Provide a definition and example of a superkey in SQL.
In SQL, the definition of a superkey is a set of columns in a table for which there are no two rows that will share the same combination of values. So, the superkey is unique for each and every row in the table. A superkey can also be just a single column.
Example of a superkey
Suppose we have a table that holds all the managers in a company, and that table is called Managers. The table has columns called ManagerID, Name, Title, and DepartmentID. Every manager has his/her own ManagerID, so that value is always unique in each and every row.

This means that if we combine the ManagerID column value for any given row with any other column value, then we will have a unique set of values. So, for the combinations of (ManagerID, Name), (ManagerID, TItle), (ManagerID, DepartmentID), (ManagerID, Name, DepartmentID), etc – there will be no two rows in the table that share the exact same combination of values, because the ManagerID will always be unique and different for each row. This means that pairing the Manager ID with any other column(s) will ensure that the combination will also be unique across all rows in the table.

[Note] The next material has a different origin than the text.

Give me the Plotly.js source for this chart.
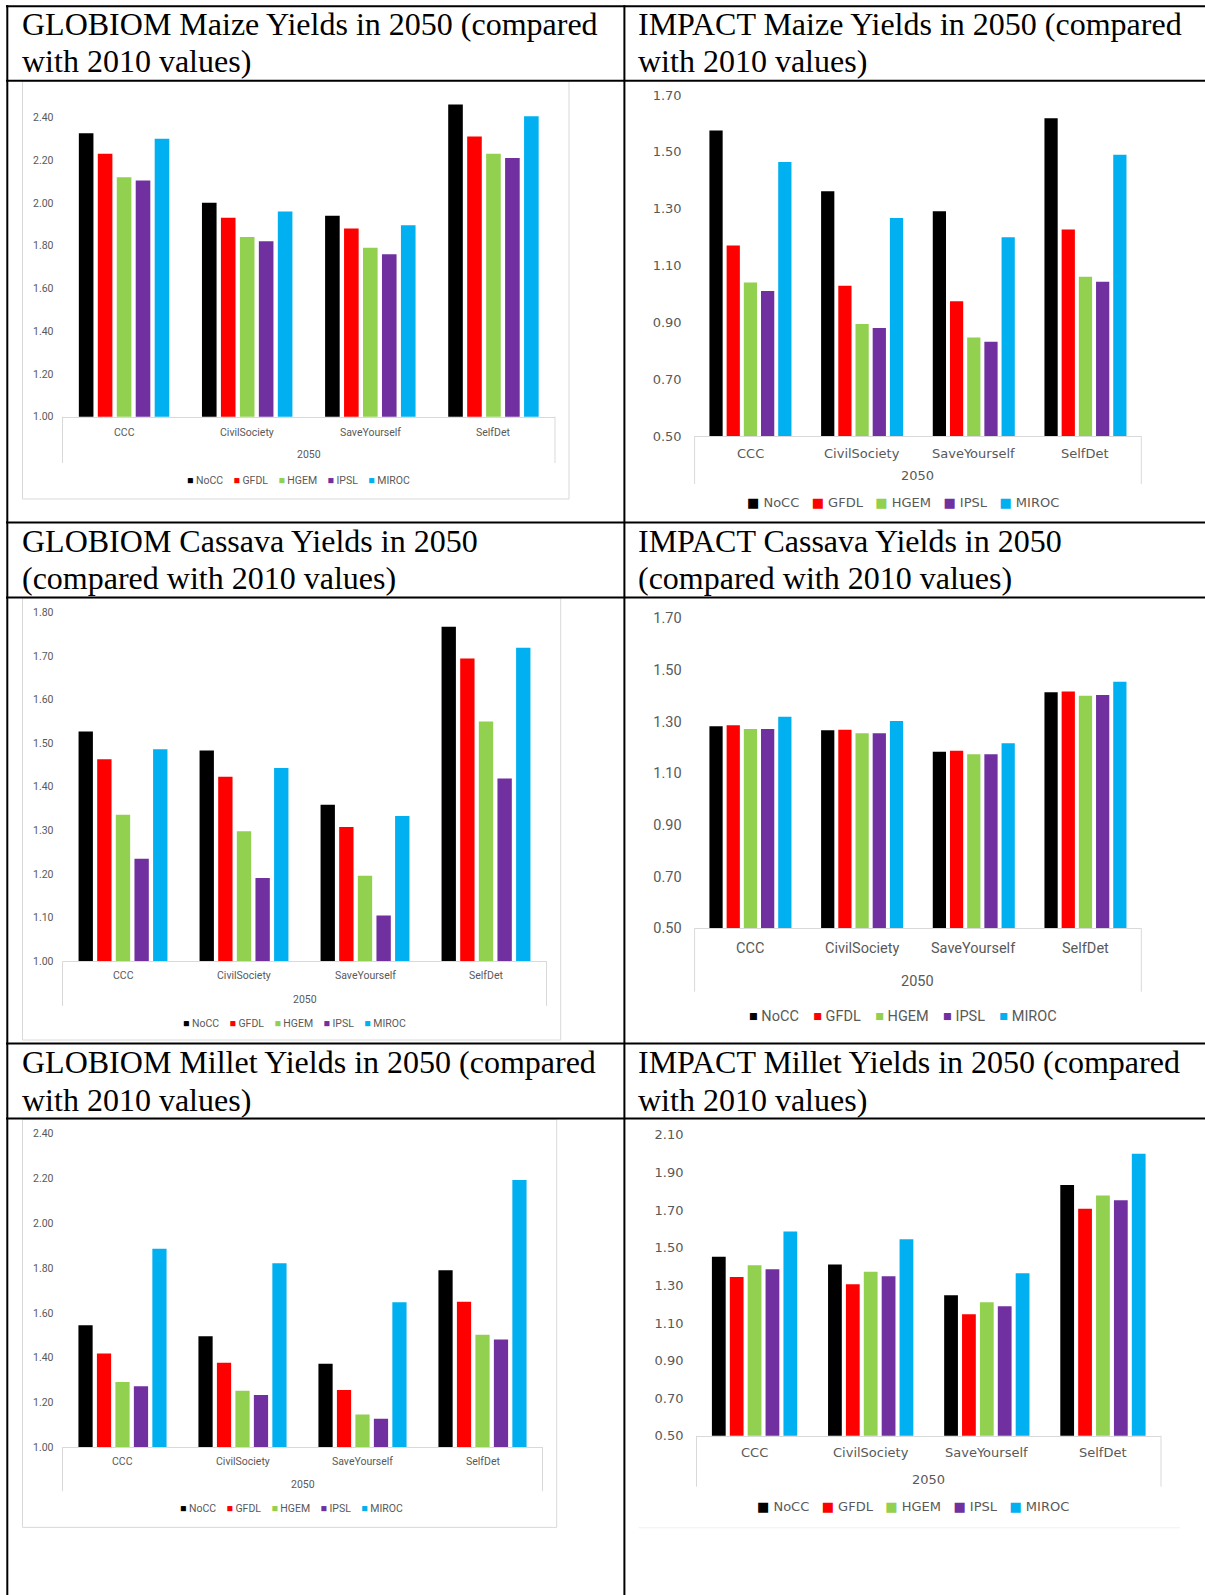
<!DOCTYPE html>
<html>
<head>
<meta charset="utf-8">
<script src="https://cdn.plot.ly/plotly-3.0.1.min.js"></script>
<style>
  html, body { margin: 0; padding: 0; background: #ffffff; }
  #chart { width: 1205px; height: 1595px; }
</style>
</head>
<body>
<div id="chart"></div>
<script>
// ---------- DATA ----------
const categories = ['CCC', 'CivilSociety', 'SaveYourself', 'SelfDet'];
const models = ['NoCC', 'GFDL', 'HGEM', 'IPSL', 'MIROC'];
const modelColors = ['#000000', '#ff0000', '#92d050', '#7030a0', '#00b0f0'];
const axisYearLabel = '2050';

// each row = one model (NoCC, GFDL, HGEM, IPSL, MIROC), columns = categories
const globiomMaize = [
  [2.325, 2.00, 1.94, 2.46],
  [2.23, 1.93, 1.88, 2.31],
  [2.12, 1.84, 1.79, 2.23],
  [2.105, 1.82, 1.76, 2.21],
  [2.30, 1.96, 1.895, 2.405]
];
const impactMaize = [
  [1.575, 1.361, 1.291, 1.618],
  [1.17, 1.029, 0.974, 1.227],
  [1.04, 0.894, 0.847, 1.06],
  [1.01, 0.88, 0.832, 1.043],
  [1.464, 1.267, 1.199, 1.49]
];
const globiomCassava = [
  [1.527, 1.483, 1.359, 1.767],
  [1.463, 1.423, 1.308, 1.694],
  [1.336, 1.298, 1.196, 1.55],
  [1.235, 1.191, 1.105, 1.419],
  [1.486, 1.443, 1.333, 1.719]
];
const impactCassava = [
  [1.281, 1.266, 1.183, 1.413],
  [1.285, 1.268, 1.187, 1.416],
  [1.271, 1.254, 1.173, 1.399],
  [1.271, 1.254, 1.173, 1.402],
  [1.318, 1.302, 1.216, 1.454]
];
const globiomMillet = [
  [1.544, 1.495, 1.372, 1.79],
  [1.418, 1.377, 1.255, 1.65],
  [1.291, 1.252, 1.146, 1.502],
  [1.272, 1.233, 1.127, 1.481],
  [1.886, 1.821, 1.647, 2.193]
];
const impactMillet = [
  [1.452, 1.411, 1.247, 1.833],
  [1.345, 1.306, 1.146, 1.707],
  [1.407, 1.372, 1.21, 1.778],
  [1.385, 1.349, 1.189, 1.752],
  [1.586, 1.545, 1.364, 2.0]
];

const titles = [
  ['GLOBIOM Maize Yields in 2050 (compared', 'with 2010 values)'],
  ['IMPACT Maize Yields in 2050 (compared', 'with 2010 values)'],
  ['GLOBIOM Cassava Yields in 2050', '(compared with 2010 values)'],
  ['IMPACT Cassava Yields in 2050', '(compared with 2010 values)'],
  ['GLOBIOM Millet Yields in 2050 (compared', 'with 2010 values)'],
  ['IMPACT Millet Yields in 2050 (compared', 'with 2010 values)']
];

// ---------- LAYOUT (pixel geometry) ----------
const W = 1205, H = 1595;
const fx = p => p / W;
const fy = p => 1 - p / H;

const fontG = { family: 'Roboto, Arial, sans-serif', size: 10.5, color: '#595959' };
const fontI = { family: 'DejaVu Sans, sans-serif', size: 13, color: '#595959' };
const fontIC = { family: 'Roboto, Arial, sans-serif', size: 14.5, color: '#595959' };

const charts = [
  { data: globiomMaize, x0: 62.5, x1: 555, yMinPx: 416.7, yMin: 1.0, yLabPx: 117.3, yLab: 2.4, yMax: 2.5, dtick: 0.2,
    catY: 432, ySO: 8, yrY: 454, legY: 480, legX: 298, legGap: 4, lineBot: 463, font: fontG,
    box: [22.5, 81, 569, 499], titleX: 19.5, titleY: [36.5, 73.5] },
  { data: impactMaize, x0: 694.6, x1: 1141.3, yMinPx: 436, yMin: 0.5, yLabPx: 95, yLab: 1.7, yMax: 1.7, dtick: 0.2,
    catY: 453, ySO: 12, yrY: 476, legY: 502, legX: 903, legGap: 3, lineBot: 484, font: fontI,
    box: null, titleX: 635.6, titleY: [36.5, 73.5] },
  { data: globiomCassava, x0: 62.5, x1: 546.5, yMinPx: 961.2, yMin: 1.0, yLabPx: 612.4, yLab: 1.8, yMax: 1.8, dtick: 0.1,
    catY: 975.8, ySO: 8, yrY: 999.1, legY: 1023.8, legX: 294, legGap: 4, lineBot: 1005.9, font: fontG,
    box: [22.5, 598, 560.7, 1040], titleX: 19.5, titleY: [553.5, 590.3] },
  { data: impactCassava, x0: 694.6, x1: 1141.3, yMinPx: 928.1, yMin: 0.5, yLabPx: 618.1, yLab: 1.7, yMax: 1.7, dtick: 0.2,
    catY: 948.7, ySO: 12, yrY: 981.5, legY: 1016, legX: 903, legGap: 4, lineBot: 991.7, font: fontIC,
    box: null, titleX: 635.6, titleY: [553.5, 590.3] },
  { data: globiomMillet, x0: 62.5, x1: 542.5, yMinPx: 1447.1, yMin: 1.0, yLabPx: 1133.8, yLab: 2.4, yMax: 2.4, dtick: 0.2,
    catY: 1461.6, ySO: 8, yrY: 1484.2, legY: 1508.3, legX: 291.5, legGap: 4, lineBot: 1491.3, font: fontG,
    box: [22.5, 1119.3, 556.7, 1527.4], titleX: 19.5, titleY: [1074.5, 1111.7] },
  { data: impactMillet, x0: 696.5, x1: 1161, yMinPx: 1435.8, yMin: 0.5, yLabPx: 1134.9, yLab: 2.1, yMax: 2.1, dtick: 0.2,
    catY: 1452.7, ySO: 12, yrY: 1479, legY: 1506.5, legX: 913, legGap: 3, lineBot: 1486.7, font: fontI,
    box: null, titleX: 635.6, titleY: [1074.5, 1111.7] }
];

const traces = [];
const layout = {
  width: W, height: H,
  margin: { l: 0, r: 0, t: 0, b: 0 },
  paper_bgcolor: '#ffffff', plot_bgcolor: 'rgba(0,0,0,0)',
  barmode: 'group', bargap: 0.23, bargroupgap: 0.23,
  showlegend: false, hovermode: false,
  shapes: [], annotations: []
};

const titleFont = { family: 'Liberation Serif, Times New Roman, serif', size: 32, color: '#000000' };
const titleDescent = 0.216 * 32 + 1;

charts.forEach((c, i) => {
  const k = i + 1;
  const xn = 'x' + (k > 1 ? k : '');
  const yn = 'y' + (k > 1 ? k : '');
  const ppu = (c.yMinPx - c.yLabPx) / (c.yLab - c.yMin);
  const topMax = c.yMax + 1e-6;
  const topPx = c.yMinPx - (topMax - c.yMin) * ppu;

  c.data.forEach((vals, m) => {
    traces.push({
      type: 'bar', x: categories, y: vals, name: models[m],
      marker: { color: modelColors[m], line: { width: 0 } },
      xaxis: xn, yaxis: yn, showlegend: false
    });
  });

  layout['xaxis' + (k > 1 ? k : '')] = {
    domain: [fx(c.x0), fx(c.x1)], anchor: yn, type: 'category',
    categoryorder: 'array', categoryarray: categories,
    showline: true, linecolor: '#d9d9d9', linewidth: 1,
    ticks: '', showgrid: false, zeroline: false, showticklabels: false,
    fixedrange: true
  };
  layout['yaxis' + (k > 1 ? k : '')] = {
    domain: [fy(c.yMinPx), fy(topPx)], anchor: xn,
    range: [c.yMin, topMax], tick0: c.yMin, dtick: c.dtick, tickformat: '.2f',
    showline: false, showgrid: false, zeroline: false, ticks: '',
    tickfont: c.font, ticklabelstandoff: c.ySO, fixedrange: true
  };

  // category labels placed on the category axis scale
  categories.forEach(cat => {
    layout.annotations.push({ xref: xn, yref: 'paper', x: cat, y: fy(c.catY),
      xanchor: 'center', yanchor: 'middle', showarrow: false, text: cat, font: c.font });
  });

  // multi-level category axis frame lines
  [c.x0, c.x1].forEach(xp => {
    layout.shapes.push({ type: 'line', xref: 'paper', yref: 'paper',
      x0: fx(xp), x1: fx(xp), y0: fy(c.yMinPx), y1: fy(c.lineBot),
      line: { color: '#d9d9d9', width: 1 } });
  });
  if (c.box) {
    layout.shapes.push({ type: 'rect', xref: 'paper', yref: 'paper', layer: 'below',
      x0: fx(c.box[0]), x1: fx(c.box[2]), y0: fy(c.box[3]), y1: fy(c.box[1]),
      line: { color: '#d9d9d9', width: 1 }, fillcolor: 'rgba(0,0,0,0)' });
  }

  // "2050" group label
  layout.annotations.push({ xref: 'paper', yref: 'paper', x: fx((c.x0 + c.x1) / 2), y: fy(c.yrY),
    xanchor: 'center', yanchor: 'middle', showarrow: false, text: axisYearLabel, font: c.font });

  // legend line built from model names / colours
  const gap = '&nbsp;'.repeat(c.legGap);
  const legText = models.map((m, j) => '<span style="color:' + modelColors[j] + '">■</span> ' + m).join(gap);
  layout.annotations.push({ xref: 'paper', yref: 'paper', x: fx(c.legX), y: fy(c.legY),
    xanchor: 'center', yanchor: 'middle', showarrow: false, text: legText, font: c.font });

  // cell title (two lines)
  titles[i].forEach((t, li) => {
    layout.annotations.push({ xref: 'paper', yref: 'paper', x: fx(c.titleX), y: fy(c.titleY[li] + titleDescent),
      xanchor: 'left', yanchor: 'bottom', showarrow: false, text: t, font: titleFont });
  });
});

// faint bottom border of IMPACT millet chart area
layout.shapes.push({ type: 'line', xref: 'paper', yref: 'paper',
  x0: fx(638.7), x1: fx(1180), y0: fy(1527.8), y1: fy(1527.8), line: { color: '#f0f0f0', width: 1 } });

// table grid
[6.2, 80.7, 522.4, 597.5, 1043.4, 1118.5].forEach(yp => {
  layout.shapes.push({ type: 'line', xref: 'paper', yref: 'paper',
    x0: fx(6), x1: 1, y0: fy(yp), y1: fy(yp), line: { color: '#000000', width: 2 } });
});
[7.3, 624.4].forEach(xp => {
  layout.shapes.push({ type: 'line', xref: 'paper', yref: 'paper',
    x0: fx(xp), x1: fx(xp), y0: fy(5.2), y1: 0, line: { color: '#000000', width: 2 } });
});

Plotly.newPlot('chart', traces, layout, { staticPlot: true, displayModeBar: false });
</script>
</body>
</html>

And that is exactly what defines a superkey – it’s any combination of column(s) for which that combination of values will be unique across all rows in a table. So, all of those combinations of columns in the Manager table that we gave earlier would be considered to be superkeys. Even the ManagerID column is considered to be a superkey, although a special type of superkey as you can read more about below.
What is a minimal superkey?
A minimal superkey is the minimum number of columns that can be used to uniquely identify a single row. In other words, the minimum number of columns, which when combined, will give a unique value for every row in the table. Remember that we mentioned earlier that a superkey can be just a single column. So, in our example above, the minimal superkey would be the ManagerID since it is unique for each and every row in the Manager table.
Can a table have multiple minimal superkeys?
Yes, a table can have multiple minimal superkeys. Let use our example of a Manager table again. Suppose we add another column for the Social Security Number (which, for our nonAmerican readers, is a unique 9 digit number assigned to every citizen of the USA) to the Manager table – let’s just call it SSN. Since that column will clearly have a unique value for every row in the table, it will also be a minimal superkey – because it’s only one column and it also is unique for every row.
Can a minimal superkey have more than one column?
Absolutely. If there is no single column that is unique for every row in a given table, but there is a combination of columns that produce a unique value for every row in a table, then that combination of columns would be the minimal superkey. This is of course provided that the combination is the smallest number of columns necessary to produce a unique value for each row.
Why is it called a superkey?
It’s called a superkey because it comes from RDBMS theory, as in superset and subset. So, a superkey is essentially all the superset combinations of keys, which will of course uniquely identify a row in a table.
Superkey versus candidate key
We discussed minimal superkeys and defined exactly what they are. Candidate keys are actually minimal superkeys – so both candidate keys and minimal superkeys mean exactly the same thing.